"
- Робби, малыш, - ударил он меня по плечу, - что это сегодня с тобой ?
- Ничего, Фердинанд, - ответил я. - И в этом весь ужас.

Какое-то время он разглядывал меня молча, а потом переспросил.
- Ничего? Но ведь это немало! Ничто- это зеркало, в котором виден весь мир. Ничто - это все.

-Браво! - воскликнул Ленц. - Необычайно оригинальная мысль. Фердинанд!
- Сиди спокойно, Готфрид! - Фердинанд повернул к нему свою могучую голову. - Романтики вроде тебя - всего лишь восторженные попрыгунчики на краю жизни. Делать сенсации из своих заблуждений - это все, на что вы способны. Что тебе, кузнечику, известно о Ничто?
- Ровно столько, чтобы хотелось оставаться кузнечиком, - заявил Ленц. - Приличные люди относятся с почтением к Ничто, Фердинанд. Не роются в нем, как кроты.
Грау уставился на него.
- Твое здоровье, - сказал Готфрид.
- Твое здоровье - ответил Фердинанд. - Твое здоровье, затычка!
Они осушили бокалы.
- Хотел бы и я быть затычкой - сказал я. - Что бы все делать правильно и что-бы все удавалось. Хоть какое-то время.
- Вероотступник! - Фердинанд откинулся в кресле так, что оно затрещало. - Хочешь стать дезертиром? Предать братство??
- Нет, - сказал я, - никого я не хочу предавать. Но мне бы хотелось, чтобы не все у нас шло вкривь и вкось.
Фердинанд подался вперед. Его огромное, диковатое лицо дрожало.
- Зато ты наш брат, член нашего ордена - ордена неудачников и недотеп. Зато ты тоже рыцарь бесцельных желаний, безпричинной тоски, безблагодатной любви и бессмысленых самотерзаний! - Он улыбнулся. - Ты член тайного братства, которое скорее подохнет, чем станет делать карьеру, которое скорее проиграет, профинтит, пропукает свою жизнь, чем исказит или позабудет недосягаемый образ, - тот образ, брат, который члены ордена носят в сердцах, куда он неистребимо впечатался в те часы, дни и ночи, когда небыло ничего, кроме голой жизни и голой смерти.
...(...)
- Завести еще патефон? - спросил Фред.
- Нет, - сказал Ленц, - Выкини его на помойку и принеси нам стаканы побольше. Потом убавь освещение наполовину, выдай нам несколько бутылок и изчесзни у себя за перегородкой.
Фред кивнул и выключил верхний свет. Остались гореть только маленькие лампочки под пергаментными абажурами из старинных карт. Ленц наполнил стаканы.
- Выпьем, братцы? зато, что мы живы!

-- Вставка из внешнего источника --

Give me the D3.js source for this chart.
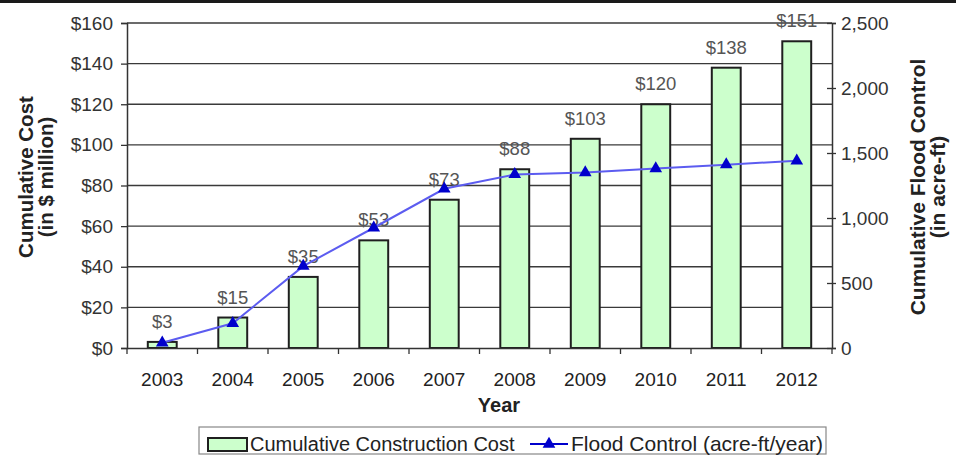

За то, что мы дышим! За то, что мы так сильно чувствуем жизнь, что даже не знаем, что нам с ней делать.
..."
(с) Три товарища. Ремарк.

эту сцену я хорошо помню, она была пожалуй самой любимой (не считая марша нацистов) и экспрессивной, мне тогда было лет 8-9, и наш выход был чуть позже этой сцены, потому когда ее играли мы были за кулисами и в дословности тысячи раз я слышала эту фразу, взятую из книги практически без изменений. Надо сказать не много таких фраз было в спектакле. И вот раз за разом, я не видела, что там происходила и не знала о чем они говорят, но жесткий грубый и очень громкий и эксперссивный (с каплей иронии и сарказма) голос твердил эти истины как будто какое-то религиозное призвание, особенный акцент делая на слове "пропукаем".
пожалуй, очень показательный момент.